#### Data segment

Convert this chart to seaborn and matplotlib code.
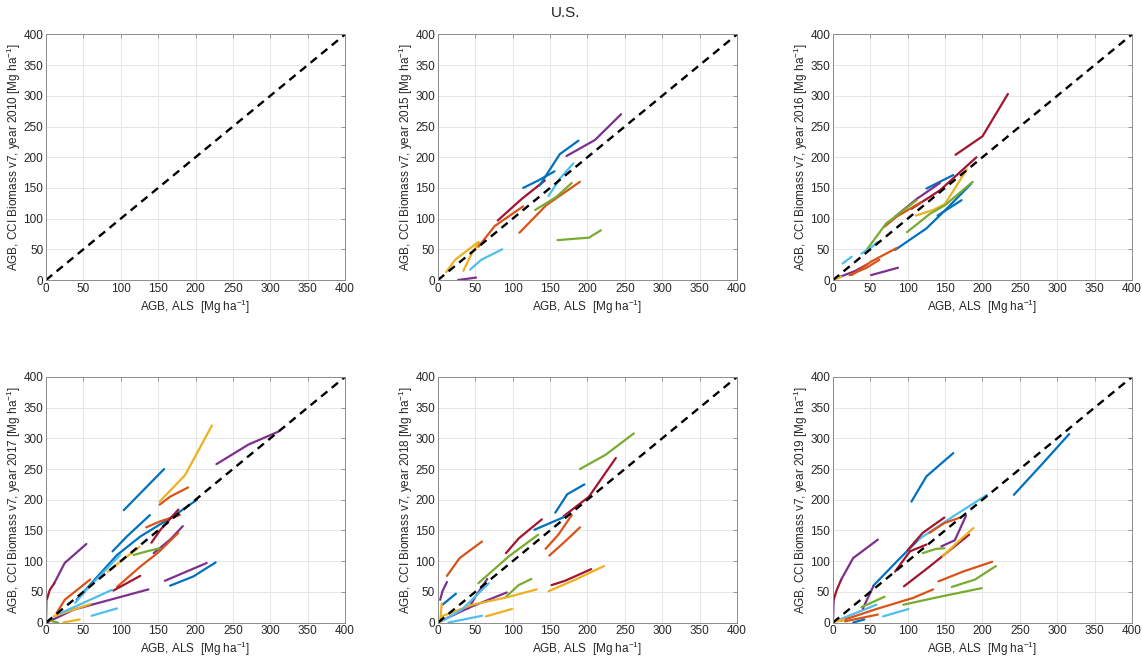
import matplotlib
matplotlib.use("Agg")
import matplotlib.pyplot as plt
import seaborn as sns
import pandas as pd

# MATLAB default line colours
PALETTE = {
    "blue": "#0072BD", "orange": "#D95319", "yellow": "#EDB120",
    "purple": "#7E2F8E", "green": "#77AC30", "lblue": "#4DBEEE",
    "dred": "#A2142F",
}

years = [2010, 2015, 2016, 2017, 2018, 2019]
ticks = [0, 50, 100, 150, 200, 250, 300, 350, 400]

# each segment: (colour, AGB ALS values, AGB CCI values)
seg_2010 = []

seg_2015 = [
    ("purple", [27, 51], [0, 4]),
    ("yellow", [11, 23, 54], [13, 33, 62]),
    ("yellow", [34, 45, 55], [15, 43, 61]),
    ("lblue", [43, 58, 86], [17, 33, 50]),
    ("orange", [54, 76, 114], [54, 88, 120]),
    ("dred", [80, 112, 143], [97, 132, 162]),
    ("blue", [114, 134, 156], [150, 162, 177]),
    ("blue", [136, 163, 188], [154, 205, 227]),
    ("purple", [172, 210, 245], [202, 228, 270]),
    ("lblue", [148, 163, 181], [137, 165, 190]),
    ("green", [130, 158, 179], [114, 135, 158]),
    ("orange", [109, 145, 190], [77, 122, 160]),
    ("green", [160, 202, 218], [65, 69, 81]),
]

seg_2016 = [
    ("dred", [164, 200, 234], [204, 234, 303]),
    ("dred", [105, 143, 192], [116, 146, 200]),
    ("blue", [125, 161], [149, 171]),
    ("purple", [83, 112, 143], [103, 132, 158]),
    ("orange", [69, 85, 118], [87, 103, 127]),
    ("yellow", [111, 134, 150, 179], [105, 114, 124, 180]),
    ("green", [45, 71, 112], [49, 92, 130]),
    ("green", [99, 130, 150, 187], [78, 108, 122, 160]),
    ("blue", [83, 125, 152, 185], [49, 84, 116, 157]),
    ("blue", [140, 172], [105, 130]),
    ("lblue", [38, 52, 60], [43, 54, 62]),
    ("lblue", [13, 25], [27, 38]),
    ("orange", [25, 51, 85], [8, 30, 52]),
    ("orange", [22, 45, 62], [8, 20, 33]),
    ("purple", [9, 30, 45], [5, 15, 25]),
    ("purple", [51, 87], [8, 20]),
    ("yellow", [0, 11], [0, 5]),
]

seg_2017 = [
    ("purple", [228, 271, 311], [258, 290, 311]),
    ("yellow", [152, 186, 222], [197, 240, 321]),
    ("blue", [104, 158], [183, 250]),
    ("orange", [152, 166, 190], [192, 205, 220]),
    ("blue", [41, 63, 95, 126, 170, 202], [37, 67, 110, 140, 173, 200]),
    ("blue", [89, 108, 139], [116, 140, 175]),
    ("orange", [134, 153, 179], [155, 165, 175]),
    ("dred", [141, 153, 177], [130, 151, 184]),
    ("purple", [144, 166, 183], [113, 135, 157]),
    ("orange", [95, 126, 150, 177], [58, 91, 114, 146]),
    ("green", [117, 135, 152], [110, 116, 121]),
    ("yellow", [83, 99, 125], [83, 99, 123]),
    ("lblue", [39, 54, 99], [32, 53, 110]),
    ("lblue", [19, 88], [15, 53]),
    ("lblue", [61, 95], [11, 23]),
    ("dred", [90, 126], [52, 76]),
    ("purple", [1, 37, 137], [0, 21, 54]),
    ("purple", [159, 215], [68, 97]),
    ("blue", [166, 197, 227], [60, 75, 98]),
    ("dred", [1, 5, 11], [37, 53, 64]),
    ("purple", [11, 25, 54], [64, 97, 128]),
    ("green", [0, 1], [0, 34]),
    ("green", [5, 16], [3, 0]),
    ("orange", [14, 25, 59], [15, 37, 70]),
    ("yellow", [23, 45], [0, 5]),
    ("yellow", [10, 59], [10, 30]),
]

seg_2018 = [
    ("green", [190, 224, 262], [250, 273, 308]),
    ("dred", [168, 202, 238], [173, 205, 268]),
    ("blue", [157, 173, 196], [179, 209, 225]),
    ("blue", [129, 148, 171], [151, 161, 173]),
    ("orange", [144, 161, 179], [120, 143, 175]),
    ("orange", [149, 170, 190], [109, 132, 155]),
    ("dred", [91, 108, 139], [113, 137, 168]),
    ("green", [54, 95, 134], [64, 108, 143]),
    ("orange", [12, 29, 59], [76, 105, 132]),
    ("purple", [3, 6, 12], [37, 51, 66]),
    ("blue", [6, 24], [29, 47]),
    ("purple", [41, 50, 66], [23, 42, 71]),
    ("purple", [3, 43, 92], [2, 25, 49]),
    ("green", [91, 108, 125], [42, 61, 71]),
    ("yellow", [5, 46, 92, 132], [10, 29, 41, 54]),
    ("yellow", [64, 99], [10, 22]),
    ("lblue", [5, 32, 68], [2, 21, 64]),
    ("lblue", [14, 59], [0, 11]),
    ("dred", [152, 170, 205], [61, 68, 87]),
    ("yellow", [148, 184, 222], [51, 70, 92]),
    ("yellow", [3, 5], [0, 31]),
]

seg_2019 = [
    ("blue", [242, 279, 316], [208, 257, 307]),
    ("blue", [105, 125, 161], [197, 238, 276]),
    ("lblue", [114, 161, 206], [135, 173, 208]),
    ("blue", [54, 85, 116], [60, 99, 137]),
    ("dred", [100, 120, 149], [118, 146, 171]),
    ("orange", [129, 149, 170], [146, 162, 171]),
    ("purple", [145, 163, 178], [124, 134, 174]),
    ("green", [120, 138, 149], [113, 120, 121]),
    ("yellow", [147, 165, 188], [108, 129, 154]),
    ("dred", [95, 129, 182], [59, 91, 143]),
    ("dred", [83, 103, 125], [83, 116, 127]),
    ("orange", [141, 174, 213], [67, 83, 99]),
    ("green", [159, 190, 218], [58, 70, 92]),
    ("green", [94, 143, 199], [29, 42, 56]),
    ("orange", [11, 58, 107, 134], [3, 22, 40, 54]),
    ("purple", [11, 27, 60], [70, 105, 135]),
    ("dred", [1, 5, 11], [37, 53, 70]),
    ("purple", [0, 1], [2, 37]),
    ("lblue", [67, 101], [10, 22]),
    ("orange", [16, 60], [2, 13]),
    ("green", [38, 69], [25, 42]),
    ("lblue", [9, 58], [5, 29]),
    ("purple", [40, 54], [23, 59]),
    ("blue", [27, 42], [0, 5]),
    ("yellow", [2, 15], [1, 5]),
]

segments = [seg_2010, seg_2015, seg_2016, seg_2017, seg_2018, seg_2019]

sns.set_style("white")
plt.rcParams["font.family"] = ["Liberation Sans", "DejaVu Sans"]
plt.rcParams["mathtext.fontset"] = "custom"
plt.rcParams["mathtext.rm"] = "Liberation Sans"

fig = plt.figure(figsize=(11.42, 6.62), dpi=100)

lefts = [0.0403, 0.3835, 0.7294]
bottoms = [0.577, 0.0596]
w, h = 0.2618, 0.371

for i, year in enumerate(years):
    ax = fig.add_axes([lefts[i % 3], bottoms[i // 3], w, h])
    rows = []
    for k, (col, xs, ys) in enumerate(segments[i]):
        for x, y in zip(xs, ys):
            rows.append({"seg": k, "x": x, "y": y, "color": col})
    if rows:
        df = pd.DataFrame(rows)
        sns.lineplot(data=df, x="x", y="y", hue="color", units="seg",
                     estimator=None, sort=False, palette=PALETTE,
                     legend=False, linewidth=1.6, ax=ax)
    sns.lineplot(x=[0, 400], y=[0, 400], color="black", linewidth=1.7,
                 linestyle=(0, (3.4, 2.4)), ax=ax)

    ax.set_xlim(0, 400)
    ax.set_ylim(0, 400)
    ax.set_xticks(ticks)
    ax.set_yticks(ticks)
    ax.grid(True, color="#E6E6E6", linewidth=0.7)
    ax.set_axisbelow(True)
    ax.tick_params(direction="in", length=3, width=0.6, colors="#8C8C8C",
                   labelcolor="#262626", labelsize=8.5, pad=2,
                   top=True, right=True)
    for s in ax.spines.values():
        s.set_color("#8C8C8C")
        s.set_linewidth(0.7)
    ax.set_xlabel(r"AGB, ALS  [Mg ha$^{\mathregular{-1}}$]", fontsize=8.5,
                  color="#262626", labelpad=2)
    ax.set_ylabel(r"AGB, CCI Biomass v7, year %d [Mg ha$^{\mathregular{-1}}$]" % year,
                  fontsize=8.5, color="#262626", labelpad=0.5)

fig.suptitle("U.S.", x=0.495, y=0.98, va="center", fontsize=11, color="#262626")

fig.savefig("out.png", dpi=100)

########

**Set problem:**
Give again, word for word, every line from the top of the data above to the line holding "seg_2010 = []", inclusive, with the pictures left out.

**Result:**
Convert this chart to seaborn and matplotlib code.
import matplotlib
matplotlib.use("Agg")
import matplotlib.pyplot as plt
import seaborn as sns
import pandas as pd

# MATLAB default line colours
PALETTE = {
    "blue": "#0072BD", "orange": "#D95319", "yellow": "#EDB120",
    "purple": "#7E2F8E", "green": "#77AC30", "lblue": "#4DBEEE",
    "dred": "#A2142F",
}

years = [2010, 2015, 2016, 2017, 2018, 2019]
ticks = [0, 50, 100, 150, 200, 250, 300, 350, 400]

# each segment: (colour, AGB ALS values, AGB CCI values)
seg_2010 = []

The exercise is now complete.